▶ REQUEST
Report, as a bare number, how many lines hold "this".

▶ AVAILABLE RECORDS
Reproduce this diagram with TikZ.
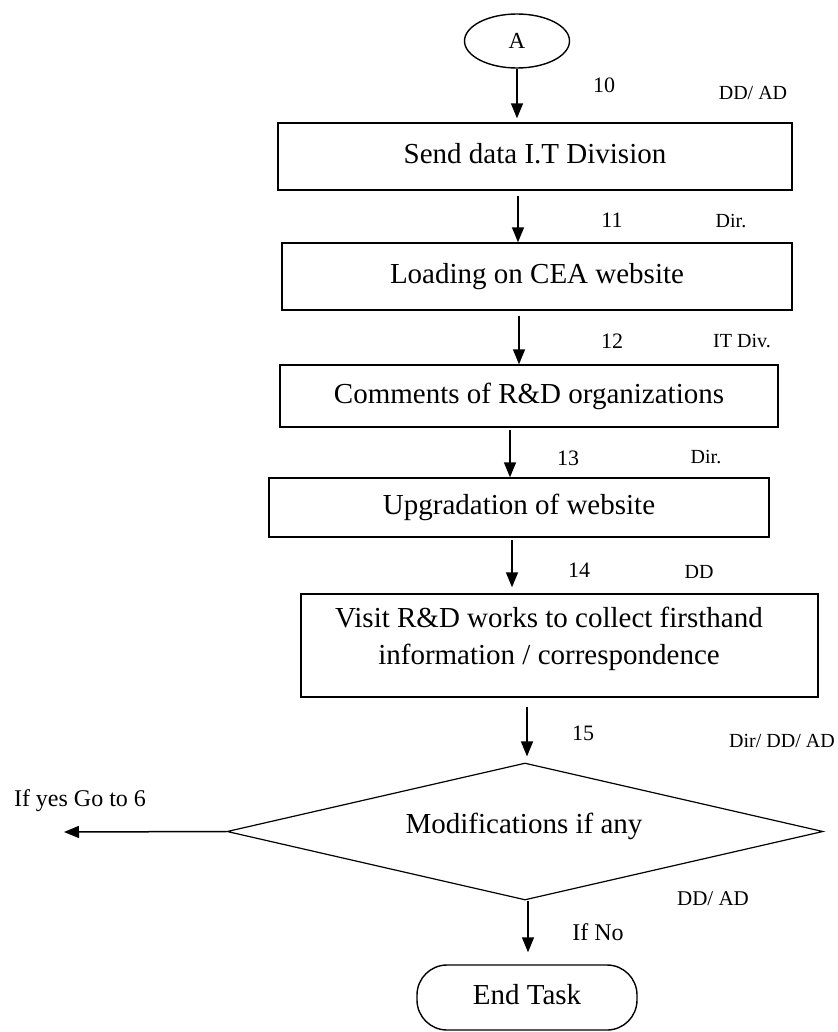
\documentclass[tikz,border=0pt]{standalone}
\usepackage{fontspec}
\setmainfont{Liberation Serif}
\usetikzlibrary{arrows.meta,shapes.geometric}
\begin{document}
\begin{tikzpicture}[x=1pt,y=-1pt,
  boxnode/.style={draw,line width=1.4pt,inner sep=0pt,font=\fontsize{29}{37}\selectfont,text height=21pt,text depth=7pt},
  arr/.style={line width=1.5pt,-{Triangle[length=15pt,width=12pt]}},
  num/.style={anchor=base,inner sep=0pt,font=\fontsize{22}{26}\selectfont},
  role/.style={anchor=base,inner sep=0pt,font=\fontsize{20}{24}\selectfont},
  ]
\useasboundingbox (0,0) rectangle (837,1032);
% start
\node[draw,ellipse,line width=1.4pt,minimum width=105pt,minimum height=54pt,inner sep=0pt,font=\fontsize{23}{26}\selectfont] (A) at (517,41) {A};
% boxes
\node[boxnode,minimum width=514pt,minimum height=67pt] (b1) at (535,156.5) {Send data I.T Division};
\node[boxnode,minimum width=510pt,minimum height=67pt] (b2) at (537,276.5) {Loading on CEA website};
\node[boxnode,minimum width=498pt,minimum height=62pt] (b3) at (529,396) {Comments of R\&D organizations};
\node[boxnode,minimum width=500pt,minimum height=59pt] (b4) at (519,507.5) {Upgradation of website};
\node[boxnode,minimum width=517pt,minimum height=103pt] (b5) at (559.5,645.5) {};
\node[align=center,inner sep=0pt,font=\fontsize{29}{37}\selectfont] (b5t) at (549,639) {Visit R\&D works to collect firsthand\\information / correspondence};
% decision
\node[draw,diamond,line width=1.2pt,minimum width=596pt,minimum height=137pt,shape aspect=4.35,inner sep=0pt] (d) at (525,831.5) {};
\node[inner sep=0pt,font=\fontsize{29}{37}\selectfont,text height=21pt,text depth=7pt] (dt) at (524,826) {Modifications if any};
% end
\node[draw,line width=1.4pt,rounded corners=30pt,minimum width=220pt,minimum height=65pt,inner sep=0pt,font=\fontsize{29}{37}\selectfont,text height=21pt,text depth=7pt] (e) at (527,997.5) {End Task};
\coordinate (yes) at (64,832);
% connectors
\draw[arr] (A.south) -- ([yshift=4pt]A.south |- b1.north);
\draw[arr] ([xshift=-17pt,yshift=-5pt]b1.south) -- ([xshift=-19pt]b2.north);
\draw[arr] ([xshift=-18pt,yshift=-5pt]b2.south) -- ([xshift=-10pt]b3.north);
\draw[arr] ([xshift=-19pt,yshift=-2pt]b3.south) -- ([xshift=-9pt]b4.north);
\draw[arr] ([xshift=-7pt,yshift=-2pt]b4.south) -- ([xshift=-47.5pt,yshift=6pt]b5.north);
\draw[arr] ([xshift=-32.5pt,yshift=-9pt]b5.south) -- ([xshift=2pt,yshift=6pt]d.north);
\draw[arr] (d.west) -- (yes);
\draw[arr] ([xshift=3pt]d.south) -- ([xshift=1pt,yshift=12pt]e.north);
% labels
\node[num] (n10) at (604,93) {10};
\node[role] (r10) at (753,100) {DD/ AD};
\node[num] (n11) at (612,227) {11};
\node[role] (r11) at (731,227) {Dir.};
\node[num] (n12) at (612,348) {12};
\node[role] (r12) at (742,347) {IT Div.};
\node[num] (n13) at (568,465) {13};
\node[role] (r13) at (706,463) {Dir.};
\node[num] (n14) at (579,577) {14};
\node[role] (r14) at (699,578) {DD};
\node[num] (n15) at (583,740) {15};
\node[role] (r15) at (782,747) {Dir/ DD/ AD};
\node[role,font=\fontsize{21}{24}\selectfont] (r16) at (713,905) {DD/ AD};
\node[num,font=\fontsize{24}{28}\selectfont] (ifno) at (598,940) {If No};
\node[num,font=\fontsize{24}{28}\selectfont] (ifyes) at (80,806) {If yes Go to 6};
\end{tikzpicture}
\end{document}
--
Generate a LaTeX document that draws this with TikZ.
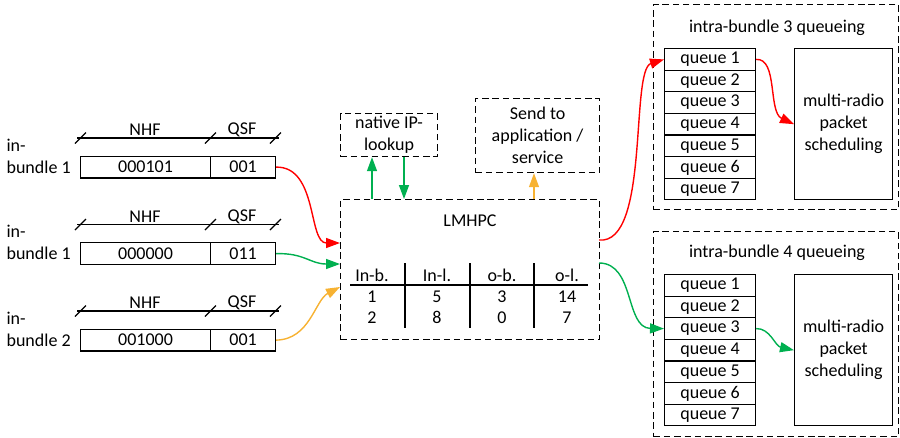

▶ RESPONSE TO THE EXERCISE
2